Par Carlotta Susca, éditrice et consultante éditoriale et Doctorante en littératures, langues et philologies modernes, Università degli Studi de Bari « Aldo Moro ».
Traduit par Jean-Luc Defromont.
Le libre arbitre du prédestiné
« Il y a une différence entre connaître le chemin et parcourir le chemin » dit Morpheus à Neo dans Matrix (1999). La trilogie des frères (désormais des sœurs) Wachowski est entièrement fondée sur le thème de l’opposition entre prédestination et libre arbitre. Le Prédestiné Neo est sans cesse appelé à opérer des choix susceptibles d’altérer le cours des événements : son libre arbitre est le seul facteur d’entropie en mesure de sauver la forteresse de Zion et de changer positivement le destin de l’humanité.
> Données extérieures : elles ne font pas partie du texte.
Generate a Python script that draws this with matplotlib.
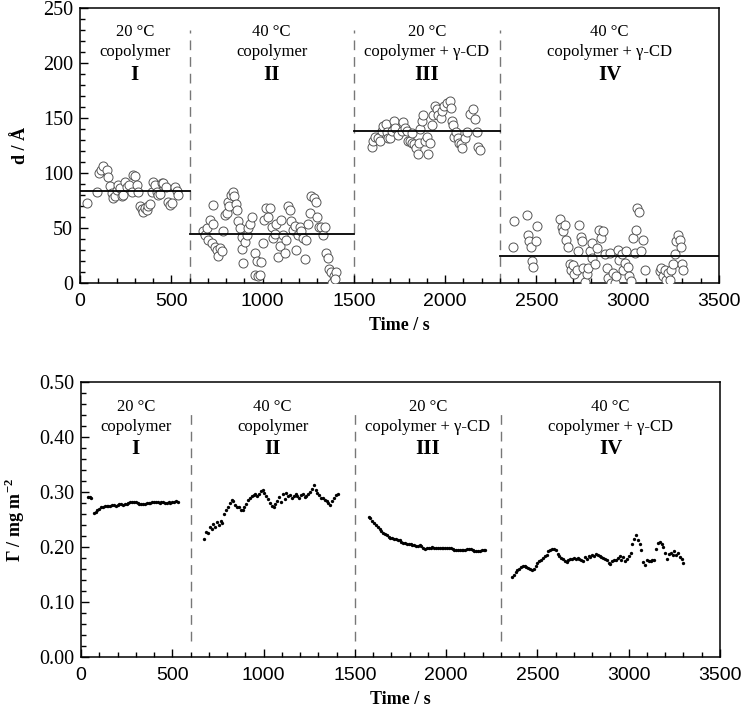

La conscience de l’échec des cinq précédentes versions de lui-même, qui ont opté pour la solution la plus logique (accepter la destruction des êtres humains en échange de la possibilité d’en sauver certains), installe Neo dans un parcours préétabli dont il ne peut se libérer qu’en agissant à l’encontre de la logique. Il ne peut vaincre l’intelligence artificielle qu’avec ce qu’il y a de plus humain en lui : l’amour et la désobéissance.
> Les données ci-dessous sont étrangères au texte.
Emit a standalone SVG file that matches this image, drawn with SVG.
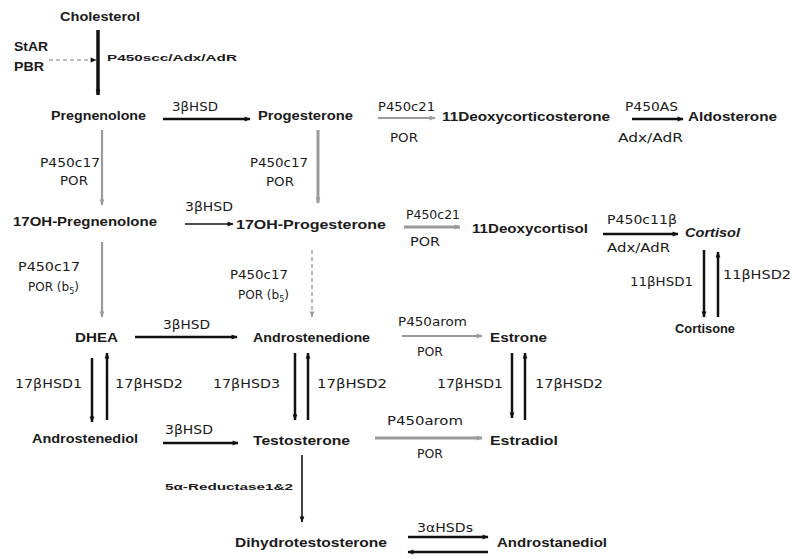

D’autres personnages de romans, de séries télé et de graphic novels affrontent un parcours similaire d’autodétermination au sein de récits clos où le temps s’écoule de manière circulaire ; dans Matrix, les différentes versions de Neo sont confrontées au même trajet, alors que les voyageurs temporels sont pour leur part exposés au loop causal[1].
Si les auteurs, au moyen de l’utopie et de la dystopie, situent leurs histoires dans l’avenir afin de montrer comment pourrait fonctionner une société différente de la leur, le voyage dans le temps leur permet de focaliser l’attention sur l’individu. Quand ce n’est pas seulement le décor de l’histoire qui est situé dans l’avenir (dans un avenir possible, espéré ou craint) mais qu’un personnage se déplace dans le temps, le récit met aisément en valeur les réactions individuelles de dépaysement. La constante à laquelle le lecteur demeure attaché est le voyageur temporel, et les thématiques susceptibles de se développer à partir de ce parti pris intéressent la définition identitaire et le libre arbitre.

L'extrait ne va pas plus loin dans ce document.